- Court: Oregon Court of Appeals
- Area(s) of Law: Sentencing
- Date Filed: 11-22-2017
- Case #: A157528
- Judge(s)/Court Below: Armstrong, P.J. for the Court; Egan, J.; & Shorr, J.
- Full Text Opinion
Defendant appealed a judgment of conviction for second-degree kidnapping (ORS 163.225). Defendant challenged the sentence he received on remand and assigned error to the resentencing court’s imposition of a sentence longer than the sentence he originally received. Defendant argued the resentencing court’s decision to ameliorate the trial court’s errors failed to articulate sufficient reasoning to support an increased sentence. A sentence imposed on remand cannot be vindictive.
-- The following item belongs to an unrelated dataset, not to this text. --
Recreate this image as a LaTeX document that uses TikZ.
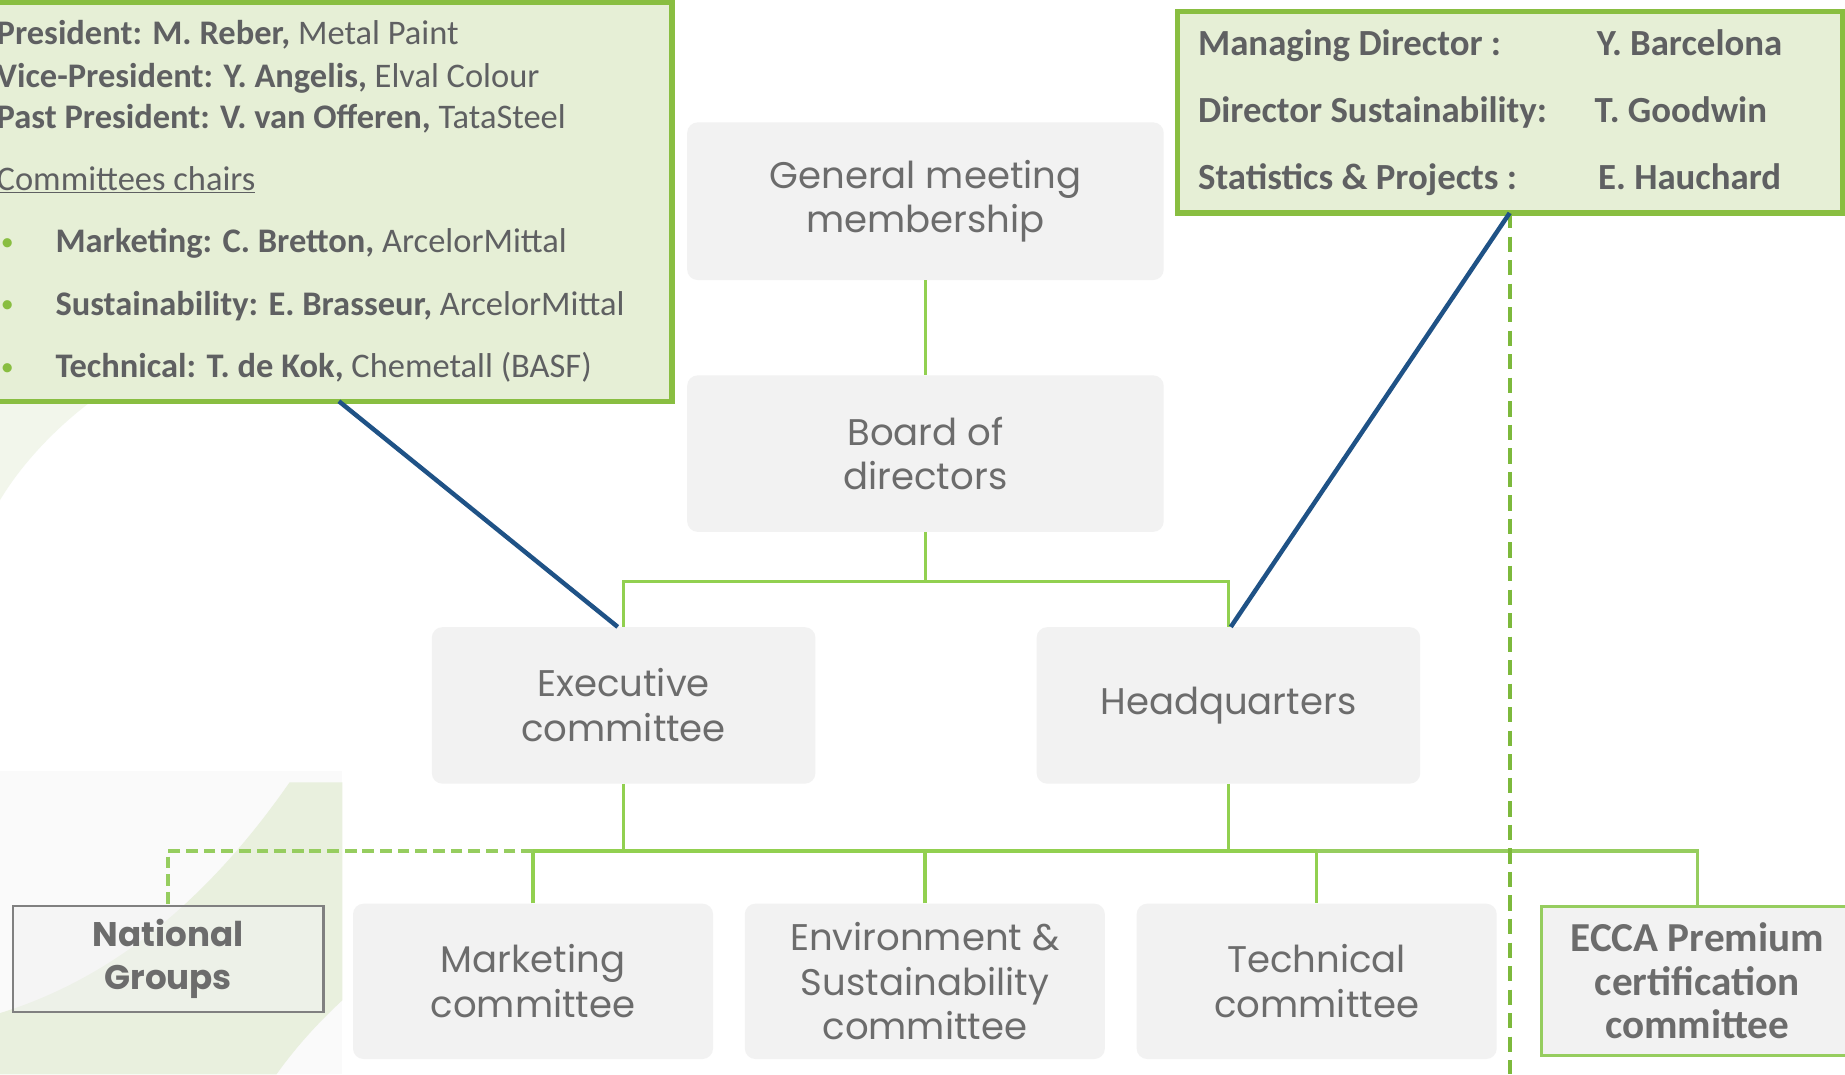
\documentclass[tikz,border=0pt]{standalone}
\usepackage{fontspec}
\setmainfont{Carlito}
\newfontfamily\gothic{Poppins}
\usetikzlibrary{calc}
\definecolor{lgreen}{RGB}{230,239,214}
\definecolor{bgreen}{RGB}{137,190,65}
\definecolor{lime}{RGB}{146,208,80}
\definecolor{lime2}{RGB}{150,205,95}
\definecolor{dgreen}{RGB}{125,185,60}
\definecolor{boxgray}{RGB}{242,242,242}
\definecolor{txtgray}{RGB}{108,108,108}
\definecolor{dtxt}{RGB}{95,96,98}
\definecolor{navy}{RGB}{31,82,134}
\definecolor{swoosh}{RGB}{233,240,222}
\tikzset{
  graybox/.style={rectangle, rounded corners=9pt, fill=boxgray, align=center, text=txtgray,
    font=\gothic\fontsize{31.5}{38}\selectfont, inner sep=0pt},
  link/.style={draw=lime, line width=3pt},
  link2/.style={draw=lime2, line width=3pt},
  dashlink/.style={draw=lime2, line width=3pt, dash pattern=on 10pt off 5pt},
  vdash/.style={draw=dgreen, line width=3.5pt, dash pattern=on 13pt off 7pt},
  callout/.style={draw=navy, line width=3.8pt},
  infobox/.style={rectangle, draw=bgreen, line width=4.5pt, fill=lgreen, inner sep=0pt},
  infotext/.style={anchor=base west, inner sep=0pt, text=dtxt, font=\fontsize{29.3}{35}\selectfont},
  hqtext/.style={anchor=base west, inner sep=0pt, text=dtxt, font=\bfseries\fontsize{31.3}{37}\selectfont},
  bullet/.style={anchor=base west, inner sep=0pt, text=bgreen, font=\fontsize{22}{35}\selectfont}
}
\begin{document}
\begin{tikzpicture}[x=1pt,y=-1pt]
\useasboundingbox (0,0) rectangle (1568,913);
\fill[white] (0,0) rectangle (1568,913);
% background swooshes
\fill[black!2] (0,655) rectangle (291,913);
\fill[swoosh] (246,665) .. controls (180,760) and (100,830) .. (0,861) -- (0,913) -- (235,913)
  .. controls (255,885) and (275,865) .. (291,850) -- (291,665) -- cycle;
\fill[swoosh!60] (0,343) -- (75,343) .. controls (40,370) and (15,400) .. (0,425) -- cycle;

% info boxes
\node[infobox, minimum width=585pt, minimum height=339pt] (lb) at (278.5,171.5) {};
\node[infobox, minimum width=565pt, minimum height=171pt] (rb) at (1283.5,95.5) {};

% left box text
\node[infotext] (l1) at (-3,38) {\textbf{President: M. Reber,} Metal Paint};
\node[infotext] (l2) at (-3,74) {\textbf{Vice-President: Y. Angelis,} Elval Colour};
\node[infotext] (l3) at (-3,109) {\textbf{Past President: V. van Offeren,} TataSteel};
\node[infotext] (l4) at (-3,162) {\underline{Committees chairs}};
\node[bullet] (b1) at (0.5,213) {•};
\node[bullet] (b2) at (0.5,266) {•};
\node[bullet] (b3) at (0.5,319) {•};
\node[infotext] (l5) at (47,215) {\textbf{Marketing: C. Bretton,} ArcelorMittal};
\node[infotext] (l6) at (47,268) {\textbf{Sustainability: E. Brasseur,} ArcelorMittal};
\node[infotext] (l7) at (47,321) {\textbf{Technical: T. de Kok,} Chemetall (BASF)};

% right box text
\node[hqtext] (r1) at (1018,47) {Managing Director :};
\node[hqtext] (r2) at (1018,104) {Director Sustainability:};
\node[hqtext] (r3) at (1018,161) {Statistics \& Projects :};
\node[hqtext] (n1) at (1357,47) {Y. Barcelona};
\node[hqtext] (n2) at (1355,104) {T. Goodwin};
\node[hqtext] (n3) at (1358,161) {E. Hauchard};

% gray boxes
\node[graybox, minimum width=405pt, minimum height=134pt] (gm) at (786.5,171) {General meeting\\membership};
\node[graybox, minimum width=405pt, minimum height=133pt] (bod) at (786.5,385.5) {Board of\\directors};
\node[graybox, minimum width=326pt, minimum height=133pt] (exec) at (530,599.5) {Executive\\committee};
\node[graybox, minimum width=326pt, minimum height=133pt] (hq) at (1044,599.5) {Headquarters};
\node[graybox, minimum width=306pt, minimum height=132pt] (mkt) at (453,834) {Marketing\\committee};
\node[graybox, minimum width=306pt, minimum height=132pt] (env) at (786,834) {Environment \&\\Sustainability\\committee};
\node[graybox, minimum width=306pt, minimum height=132pt] (tech) at (1119,834) {Technical\\committee};
\node[rectangle, draw=black!50, line width=2pt, fill=boxgray, fill opacity=0.55, text opacity=1,
  minimum width=264pt, minimum height=90pt, align=center, text=txtgray, inner sep=0pt,
  font=\gothic\bfseries\fontsize{29}{37}\selectfont] (nat) at (143,815) {National\\Groups};
\node[rectangle, draw=lime2, line width=2.5pt, fill=boxgray, minimum width=265pt, minimum height=127pt,
  align=center, text=txtgray, inner sep=0pt, font=\bfseries\fontsize{35}{37}\selectfont] (ecca) at (1442.5,833.5)
  {ECCA Premium\\certification\\committee};

% connectors
\coordinate (bj) at (786.5,494);
\coordinate (cj) at (786,723);
\draw[link] (gm.south) -- (bod.north);
\draw[link] (bod.south) -- (bj);
\draw[link] (exec.north) |- (bj) -| (hq.north);
\draw[link] (exec.south) -- (exec.south |- cj);
\draw[link] (hq.south) -- (hq.south |- cj);
\draw[link] (mkt.north) |- (tech.north |- cj) -- (tech.north);
\draw[link] (env.north) -- (env.north |- cj);
\draw[link2] (tech.north |- cj) -| (ecca.north);
\draw[dashlink] (mkt.north |- cj) -| (nat.north);

% dashed vertical from headquarters box
\coordinate (rbfoot) at (1283,181);
\coordinate (dashend) at (1283,913);
\draw[vdash] (rbfoot) -- (dashend);

% callouts
\coordinate (lbfoot) at (288,341);
\draw[callout] (lbfoot) -- ($(exec.north)+(-5,0)$);
\draw[callout] (rbfoot) -- ($(hq.north)+(2,0)$);
\end{tikzpicture}
\end{document}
State v. Partain, 349 Or 10, 24-25, 239 P3d 232 (2010). To determine if a sentence imposed on remand is vindictive, the appellate court must examine (1) if the second sentence is more severe than the original based on the total length of time, if so, (2) if the resentencing court articulated “a wholly logical, nonvindicitive reason for the more severe sentence. State v. Sierra, 361 Or 723, 744, 399 P3d 987 (2017). The Court of Appeals held that while the second sentence is longer in duration than the original, the resentencing court did not error because the record supported its decision to impose a longer sentence in order to correct the trial court’s errors with Defendant’s original sentence. Affirmed.